» **TASK DIRECTIONS**
Copy the data that follows, character for character, minus the pictures.

* Begin *

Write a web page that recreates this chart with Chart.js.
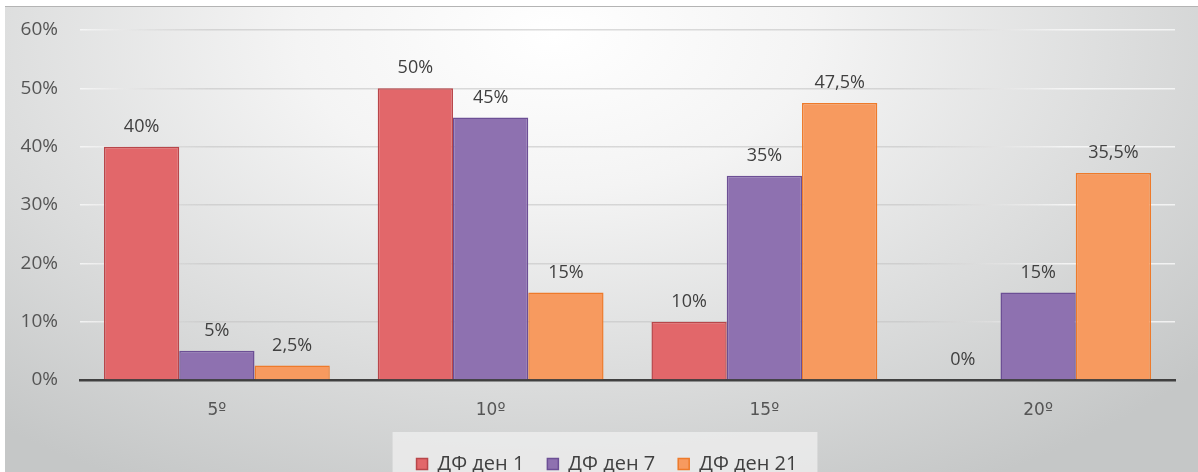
<!DOCTYPE html>
<html>
<head>
<meta charset="utf-8">
<script src="https://cdn.jsdelivr.net/npm/chart.js@4"></script>
<style>
    html, body { margin: 0; padding: 0; background: #ffffff; }
    #wrap {
        position: absolute;
        left: 5px; top: 6px;
        width: 1193px; height: 466px;
        overflow: hidden;
        border-top: 1px solid #b4b4b4;
        background: radial-gradient(ellipse 72% 110% at 46% 6%, #ffffff 0%, #f4f4f4 30%, #dcdddd 66%, #c5c7c7 100%);
    }
    canvas { display: block; }
</style>
</head>
<body>
<div id="wrap"><canvas id="chartDf" width="1193" height="477"></canvas></div>
<script>
var categorias = ['5º', '10º', '15º', '20º'];
var serieNombres = ['ДФ ден 1', 'ДФ ден 7', 'ДФ ден 21'];
var den1 = [40, 50, 10, 0];
var den7 = [5, 45, 35, 15];
var den21 = [2.5, 15, 47.5, 35.5];
var ticksY = [0, 10, 20, 30, 40, 50, 60];

var rellenos = ['#e2676a', '#8e71b0', '#f79a5f'];
var bordes = ['#b8464a', '#6c4f95', '#ee7a2a'];
var fuente = "'Open Sans', sans-serif";

function formatoPct(v) {
    return String(v).replace('.', ',') + '%';
}

// líneas de cuadrícula: claras sobre los bordes grises, grises en el centro
var gradGrid = null;
function colorGrid(context) {
    var chart = context.chart;
    var area = chart.chartArea;
    if (!area) return 'rgba(190,190,190,0.55)';
    if (!gradGrid) {
        gradGrid = chart.ctx.createLinearGradient(area.left, 0, area.right, 0);
        gradGrid.addColorStop(0, 'rgba(250,250,250,0.8)');
        gradGrid.addColorStop(0.12, 'rgba(195,195,195,0.6)');
        gradGrid.addColorStop(0.75, 'rgba(195,195,195,0.6)');
        gradGrid.addColorStop(0.9, 'rgba(250,250,250,0.8)');
        gradGrid.addColorStop(1, 'rgba(250,250,250,0.8)');
    }
    return gradGrid;
}

// etiquetas de valor encima de cada barra
var etiquetasValor = {
    id: 'etiquetasValor',
    afterDatasetsDraw: function (chart) {
        var ctx = chart.ctx;
        ctx.save();
        ctx.font = '18px ' + fuente;
        ctx.fillStyle = '#404040';
        ctx.textAlign = 'center';
        ctx.textBaseline = 'middle';
        chart.data.datasets.forEach(function (ds, i) {
            chart.getDatasetMeta(i).data.forEach(function (bar, j) {
                ctx.fillText(formatoPct(ds.data[j]), bar.x, bar.y - 20);
            });
        });
        ctx.restore();
    }
};

// leyenda algo desplazada a la derecha, con un recuadro claro detrás
var fondoLeyenda = {
    id: 'fondoLeyenda',
    afterLayout: function (chart) {
        chart.legend.left += 17;
        chart.legend.right += 17;
    },
    beforeDraw: function (chart) {
        var lg = chart.legend;
        if (!lg || !lg.legendHitBoxes.length) return;
        var first = lg.legendHitBoxes[0];
        var last = lg.legendHitBoxes[lg.legendHitBoxes.length - 1];
        var ctx = chart.ctx;
        ctx.save();
        ctx.fillStyle = 'rgba(238,238,238,0.8)';
        ctx.fillRect(first.left - 24, first.top - 22, last.left + last.width - first.left + 44, 80);
        ctx.restore();
    }
};

new Chart(document.getElementById('chartDf').getContext('2d'), {
    type: 'bar',
    data: {
        labels: categorias,
        datasets: [den1, den7, den21].map(function (d, i) {
            return {
                label: serieNombres[i],
                data: d,
                backgroundColor: rellenos[i],
                borderColor: bordes[i],
                borderWidth: 1.5,
                borderSkipped: 'bottom',
                barPercentage: 1,
                categoryPercentage: 0.825
            };
        })
    },
    options: {
        responsive: false,
        animation: false,
        layout: { padding: { top: 23, right: 23, left: 0, bottom: 0 } },
        plugins: {
            legend: {
                position: 'bottom',
                labels: {
                    font: { family: fuente, size: 20 },
                    color: '#404040',
                    boxWidth: 11,
                    boxHeight: 11,
                    padding: 23
                }
            },
            tooltip: { enabled: false }
        },
        scales: {
            y: {
                min: 0,
                max: 60,
                afterBuildTicks: function (scale) {
                    scale.ticks = ticksY.map(function (v) { return { value: v }; });
                },
                afterFit: function (scale) {
                    scale.width = 75;
                    scale.paddingTop = 12;
                    scale.paddingBottom = 12;
                },
                ticks: {
                    callback: function (v) { return v + '%'; },
                    font: { family: fuente, size: 19 },
                    color: '#555555',
                    padding: 22
                },
                grid: { color: colorGrid, lineWidth: 1.5, drawTicks: false },
                border: { display: false }
            },
            x: {
                afterFit: function (scale) { scale.height = 51; },
                ticks: {
                    font: { family: "'DejaVu Sans', sans-serif", size: 17 },
                    color: '#555555',
                    padding: 20
                },
                grid: { display: false, drawTicks: false },
                border: { color: '#404040', width: 2.5 }
            }
        }
    },
    plugins: [fondoLeyenda, etiquetasValor]
});
</script>
</body>
</html>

* End *

» **COMPLETE RESPONSE**
Write a web page that recreates this chart with Chart.js.
<!DOCTYPE html>
<html>
<head>
<meta charset="utf-8">
<script src="https://cdn.jsdelivr.net/npm/chart.js@4"></script>
<style>
    html, body { margin: 0; padding: 0; background: #ffffff; }
    #wrap {
        position: absolute;
        left: 5px; top: 6px;
        width: 1193px; height: 466px;
        overflow: hidden;
        border-top: 1px solid #b4b4b4;
        background: radial-gradient(ellipse 72% 110% at 46% 6%, #ffffff 0%, #f4f4f4 30%, #dcdddd 66%, #c5c7c7 100%);
    }
    canvas { display: block; }
</style>
</head>
<body>
<div id="wrap"><canvas id="chartDf" width="1193" height="477"></canvas></div>
<script>
var categorias = ['5º', '10º', '15º', '20º'];
var serieNombres = ['ДФ ден 1', 'ДФ ден 7', 'ДФ ден 21'];
var den1 = [40, 50, 10, 0];
var den7 = [5, 45, 35, 15];
var den21 = [2.5, 15, 47.5, 35.5];
var ticksY = [0, 10, 20, 30, 40, 50, 60];

var rellenos = ['#e2676a', '#8e71b0', '#f79a5f'];
var bordes = ['#b8464a', '#6c4f95', '#ee7a2a'];
var fuente = "'Open Sans', sans-serif";

function formatoPct(v) {
    return String(v).replace('.', ',') + '%';
}

// líneas de cuadrícula: claras sobre los bordes grises, grises en el centro
var gradGrid = null;
function colorGrid(context) {
    var chart = context.chart;
    var area = chart.chartArea;
    if (!area) return 'rgba(190,190,190,0.55)';
    if (!gradGrid) {
        gradGrid = chart.ctx.createLinearGradient(area.left, 0, area.right, 0);
        gradGrid.addColorStop(0, 'rgba(250,250,250,0.8)');
        gradGrid.addColorStop(0.12, 'rgba(195,195,195,0.6)');
        gradGrid.addColorStop(0.75, 'rgba(195,195,195,0.6)');
        gradGrid.addColorStop(0.9, 'rgba(250,250,250,0.8)');
        gradGrid.addColorStop(1, 'rgba(250,250,250,0.8)');
    }
    return gradGrid;
}

// etiquetas de valor encima de cada barra
var etiquetasValor = {
    id: 'etiquetasValor',
    afterDatasetsDraw: function (chart) {
        var ctx = chart.ctx;
        ctx.save();
        ctx.font = '18px ' + fuente;
        ctx.fillStyle = '#404040';
        ctx.textAlign = 'center';
        ctx.textBaseline = 'middle';
        chart.data.datasets.forEach(function (ds, i) {
            chart.getDatasetMeta(i).data.forEach(function (bar, j) {
                ctx.fillText(formatoPct(ds.data[j]), bar.x, bar.y - 20);
            });
        });
        ctx.restore();
    }
};

// leyenda algo desplazada a la derecha, con un recuadro claro detrás
var fondoLeyenda = {
    id: 'fondoLeyenda',
    afterLayout: function (chart) {
        chart.legend.left += 17;
        chart.legend.right += 17;
    },
    beforeDraw: function (chart) {
        var lg = chart.legend;
        if (!lg || !lg.legendHitBoxes.length) return;
        var first = lg.legendHitBoxes[0];
        var last = lg.legendHitBoxes[lg.legendHitBoxes.length - 1];
        var ctx = chart.ctx;
        ctx.save();
        ctx.fillStyle = 'rgba(238,238,238,0.8)';
        ctx.fillRect(first.left - 24, first.top - 22, last.left + last.width - first.left + 44, 80);
        ctx.restore();
    }
};

new Chart(document.getElementById('chartDf').getContext('2d'), {
    type: 'bar',
    data: {
        labels: categorias,
        datasets: [den1, den7, den21].map(function (d, i) {
            return {
                label: serieNombres[i],
                data: d,
                backgroundColor: rellenos[i],
                borderColor: bordes[i],
                borderWidth: 1.5,
                borderSkipped: 'bottom',
                barPercentage: 1,
                categoryPercentage: 0.825
            };
        })
    },
    options: {
        responsive: false,
        animation: false,
        layout: { padding: { top: 23, right: 23, left: 0, bottom: 0 } },
        plugins: {
            legend: {
                position: 'bottom',
                labels: {
                    font: { family: fuente, size: 20 },
                    color: '#404040',
                    boxWidth: 11,
                    boxHeight: 11,
                    padding: 23
                }
            },
            tooltip: { enabled: false }
        },
        scales: {
            y: {
                min: 0,
                max: 60,
                afterBuildTicks: function (scale) {
                    scale.ticks = ticksY.map(function (v) { return { value: v }; });
                },
                afterFit: function (scale) {
                    scale.width = 75;
                    scale.paddingTop = 12;
                    scale.paddingBottom = 12;
                },
                ticks: {
                    callback: function (v) { return v + '%'; },
                    font: { family: fuente, size: 19 },
                    color: '#555555',
                    padding: 22
                },
                grid: { color: colorGrid, lineWidth: 1.5, drawTicks: false },
                border: { display: false }
            },
            x: {
                afterFit: function (scale) { scale.height = 51; },
                ticks: {
                    font: { family: "'DejaVu Sans', sans-serif", size: 17 },
                    color: '#555555',
                    padding: 20
                },
                grid: { display: false, drawTicks: false },
                border: { color: '#404040', width: 2.5 }
            }
        }
    },
    plugins: [fondoLeyenda, etiquetasValor]
});
</script>
</body>
</html>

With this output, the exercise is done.